Judgment matters because reality is not only technical.

It is human.

Experience Alone No Longer Guarantees Judgment

Traditionally, experience served as one of the primary pathways toward leadership wisdom. Years in an industry produced pattern recognition and situational understanding.

That still matters.

But the accelerating pace of technological and cultural change creates a new complication. Past experience increasingly contains outdated assumptions.

Leaders cannot rely solely on historical pattern matching because the operating environment itself keeps changing rapidly. Consumer behavior changes faster. Technology evolves faster. Communication norms shift faster. Workforce expectations evolve faster.

This creates a difficult tension.

Leaders need enough experience to recognize patterns, but enough intellectual flexibility to recognize when old patterns no longer apply.

Judgment increasingly depends on adaptive thinking rather than static expertise.

The leaders who struggle most may not be the inexperienced ones.

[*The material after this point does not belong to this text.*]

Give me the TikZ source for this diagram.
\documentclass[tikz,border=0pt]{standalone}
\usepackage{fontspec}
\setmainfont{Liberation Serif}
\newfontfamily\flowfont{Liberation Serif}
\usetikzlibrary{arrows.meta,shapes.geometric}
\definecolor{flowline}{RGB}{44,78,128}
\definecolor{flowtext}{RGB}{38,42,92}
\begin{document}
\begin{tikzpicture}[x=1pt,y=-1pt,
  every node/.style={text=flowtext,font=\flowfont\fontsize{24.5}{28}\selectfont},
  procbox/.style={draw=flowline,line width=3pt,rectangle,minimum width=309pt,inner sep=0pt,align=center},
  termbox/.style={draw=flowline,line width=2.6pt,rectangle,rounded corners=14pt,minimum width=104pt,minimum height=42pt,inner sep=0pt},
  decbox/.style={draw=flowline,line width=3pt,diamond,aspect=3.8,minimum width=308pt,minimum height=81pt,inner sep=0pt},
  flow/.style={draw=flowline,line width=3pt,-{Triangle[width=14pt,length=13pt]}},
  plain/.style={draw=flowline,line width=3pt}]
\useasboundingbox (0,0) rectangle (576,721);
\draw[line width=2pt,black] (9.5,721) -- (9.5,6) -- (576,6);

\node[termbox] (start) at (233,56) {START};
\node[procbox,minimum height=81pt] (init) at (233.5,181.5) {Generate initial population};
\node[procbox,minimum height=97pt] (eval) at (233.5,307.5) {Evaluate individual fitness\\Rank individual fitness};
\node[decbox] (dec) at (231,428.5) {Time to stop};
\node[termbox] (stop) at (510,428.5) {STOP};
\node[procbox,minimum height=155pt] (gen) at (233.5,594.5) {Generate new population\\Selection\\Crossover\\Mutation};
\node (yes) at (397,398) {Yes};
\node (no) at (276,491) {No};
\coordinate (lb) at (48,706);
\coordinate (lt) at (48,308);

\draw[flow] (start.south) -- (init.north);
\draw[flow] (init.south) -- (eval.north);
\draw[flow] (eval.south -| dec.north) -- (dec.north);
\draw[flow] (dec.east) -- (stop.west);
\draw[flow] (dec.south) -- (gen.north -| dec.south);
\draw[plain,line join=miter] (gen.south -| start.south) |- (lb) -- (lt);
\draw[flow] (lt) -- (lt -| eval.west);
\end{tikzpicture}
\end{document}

They may be the ones overly confident that yesterday’s assumptions still map cleanly onto tomorrow’s reality.

The Future Belongs to Clear Thinkers

As artificial intelligence reshapes knowledge work, many traditional forms of competitive advantage will continue compressing. Information access will matter less. Technical fluency will become more democratized. Operational execution will become increasingly automated.

What remains scarce is wise discernment.

The ability to interpret reality clearly.

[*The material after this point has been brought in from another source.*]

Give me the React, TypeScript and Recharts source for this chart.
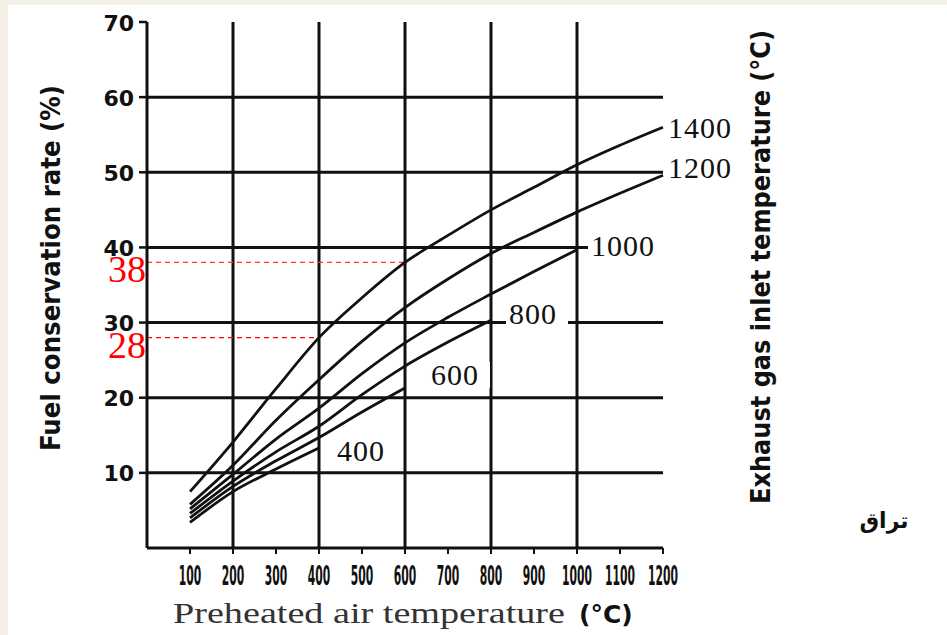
import { LineChart, Line, XAxis, YAxis, ReferenceLine } from "recharts";

const airTemps = [100, 200, 300, 400, 500, 600, 700, 800, 900, 1000, 1100, 1200];
const rate1400 = [7.5, 14.1, 21.2, 28, 33.3, 38, 41.6, 45, 48, 51, 53.6, 56];
const rate1200 = [5.8, 11, 17, 22.4, 27.5, 32, 35.8, 39.2, 42, 44.7, 47.2, 49.6];
const rate1000 = [5.2, 9.8, 14.5, 18.6, 23.2, 27.3, 30.7, 33.8, 36.8, 39.7, null, null];
const rate800 = [4.6, 8.9, 12.8, 16.2, 20.4, 24.2, 27.4, 30.3, null, null, null, null];
const rate600 = [4.0, 8.2, 11.6, 14.7, 18.1, 21.3, null, null, null, null, null, null];
const rate400 = [3.4, 7.5, 10.5, 13.3, null, null, null, null, null, null, null, null];

const yTicks = [10, 20, 30, 40, 50, 60, 70];
const gridX = [200, 400, 600, 800, 1000];
const gridY = [10, 20, 30, 40, 50, 60];
const markers = [
  { value: 38, upTo: 600, color: "#ff3a14" },
  { value: 28, upTo: 400, color: "#ff0000" },
];

const series = [
  { key: "g1400", name: "1400", values: rate1400, dx: 5, dy: 0 },
  { key: "g1200", name: "1200", values: rate1200, dx: 5, dy: -8 },
  { key: "g1000", name: "1000", values: rate1000, dx: 14, dy: -4 },
  { key: "g800", name: "800", values: rate800, dx: 18, dy: -7 },
  { key: "g600", name: "600", values: rate600, dx: 26, dy: -13 },
  { key: "g400", name: "400", values: rate400, dx: 18, dy: 2 },
];

const data = airTemps.map((x, i) => {
  const row: Record<string, number | null> = { x };
  series.forEach((s) => (row[s.key] = s.values[i]));
  return row;
});

const lastIndex = (vals: (number | null)[]) => {
  let k = 0;
  vals.forEach((v, i) => { if (v !== null) k = i; });
  return k;
};

const serif = "'Liberation Serif', 'Times New Roman', serif";
const boldSans = "'DejaVu Sans Condensed', 'DejaVu Sans', sans-serif";

function endLabel(s: typeof series[number]) {
  const last = lastIndex(s.values);
  return (props: any) => {
    const { x, y, index } = props;
    if (index !== last || x == null || y == null) return <g />;
    const lx = x + s.dx;
    const ly = y + s.dy;
    const w = s.name.length * 16 + 14;
    return (
      <g>
        <rect x={lx - 3} y={ly - 13} width={w} height={26} fill="#fff" />
        <text x={lx} y={ly} dominantBaseline="central" fontFamily={serif} fontSize={30} letterSpacing={1} fill="#111">
          {s.name}
        </text>
      </g>
    );
  };
}

const XTick = (props: any) => {
  const { x, y, payload } = props;
  const txt = String(payload.value);
  return (
    <text x={x} y={y + 29} textAnchor="middle" fontFamily={boldSans} fontWeight="bold" fontSize={27}
      textLength={txt.length * 7.5} lengthAdjust="spacingAndGlyphs" fill="#111">
      {txt}
    </text>
  );
};

const YTick = (props: any) => {
  const { x, y, payload } = props;
  return (
    <text x={x - 3} y={y + 1} textAnchor="end" dominantBaseline="central" fontFamily="'DejaVu Sans', sans-serif"
      fontWeight="bold" fontSize={22} fill="#111">
      {payload.value}
    </text>
  );
};

export default function App() {
  return (
    <div style={{ position: "absolute", left: 0, top: 0, width: 947, height: 635, background: "#f3efe6", overflow: "hidden" }}>
      <div style={{ position: "absolute", left: 8, top: 5, width: 939, height: 630, background: "#fff" }} />
      <div style={{ position: "absolute", left: 0, top: 0 }}>
        <LineChart width={947} height={635} data={data} margin={{ top: 22, right: 284, bottom: 57, left: 87 }}>
          <XAxis dataKey="x" type="number" domain={[0, 1200]} ticks={airTemps} height={30}
            axisLine={{ stroke: "#111", strokeWidth: 3 }} tickLine={{ stroke: "#111", strokeWidth: 2 }} tickSize={6}
            tick={<XTick />} interval={0} />
          <YAxis type="number" domain={[0, 70]} ticks={yTicks} width={60}
            axisLine={{ stroke: "#111", strokeWidth: 3 }} tickLine={{ stroke: "#111", strokeWidth: 2.5 }} tickSize={8}
            tick={<YTick />} interval={0} />
          {gridY.map((v) => (
            <ReferenceLine key={"h" + v} y={v} stroke="#111" strokeWidth={3} />
          ))}
          {gridX.map((v) => (
            <ReferenceLine key={"v" + v} x={v} stroke="#111" strokeWidth={3} />
          ))}
          {markers.map((m) => (
            <ReferenceLine key={"m" + m.value} segment={[{ x: 0, y: m.value }, { x: m.upTo, y: m.value }]}
              stroke={m.color} strokeWidth={1.3} strokeDasharray="5 4"
              label={(p: any) => (
                <text x={p.viewBox.x - 1} y={p.viewBox.y + 20} textAnchor="end" fontFamily={serif} fontSize={38} fill="#ff0000">
                  {m.value}
                </text>
              )} />
          ))}
          {series.map((s) => (
            <Line key={s.key} dataKey={s.key} type="monotone" stroke="#111" strokeWidth={2.8} dot={false}
              isAnimationActive={false} connectNulls={false} label={endLabel(s)} />
          ))}
        </LineChart>
      </div>
      <svg width={947} height={635} style={{ position: "absolute", left: 0, top: 0, pointerEvents: "none" }}>
        <text transform="translate(50,268) rotate(-90)" textAnchor="middle" dominantBaseline="central"
          fontFamily={boldSans} fontWeight="bold" fontSize={27} textLength={366} lengthAdjust="spacingAndGlyphs" fill="#111">
          Fuel conservation rate (%)
        </text>
        <text transform="translate(761,267) rotate(-90)" textAnchor="middle" dominantBaseline="central"
          fontFamily={boldSans} fontWeight="bold" fontSize={26} textLength={474} lengthAdjust="spacingAndGlyphs" fill="#111">
          Exhaust gas inlet temperature (°C)
        </text>
        <text x={173} y={623} fontFamily={serif} fontSize={29} textLength={392} lengthAdjust="spacingAndGlyphs" fill="#333">
          Preheated air temperature
        </text>
        <text x={579} y={623} fontFamily="'DejaVu Sans', sans-serif" fontWeight="bold" fontSize={25} fill="#111">
          (°C)
        </text>
        <text x={884} y={528} textAnchor="middle" fontFamily="'DejaVu Sans', sans-serif" fontWeight="bold" fontSize={22} fill="#111">
          تراق
        </text>
      </svg>
    </div>
  );
}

The ability to balance short term incentives against long term consequences.

The ability to recognize emotional distortion inside decision environments.

The ability to navigate ambiguity without collapsing into panic or simplistic certainty.

The ability to integrate ethics, psychology, strategy, timing, and complexity simultaneously.

In other words, judgment.

This is why leadership in the coming decade may become simultaneously more technologically augmented and more profoundly human.

Because no matter how sophisticated the tools become, someone still has to decide what matters, what tradeoffs are worth making, what risks deserve taking, and what kind of future is actually worth building.

That responsibility cannot be automated fully.

At least not without surrendering something fundamentally human in the process.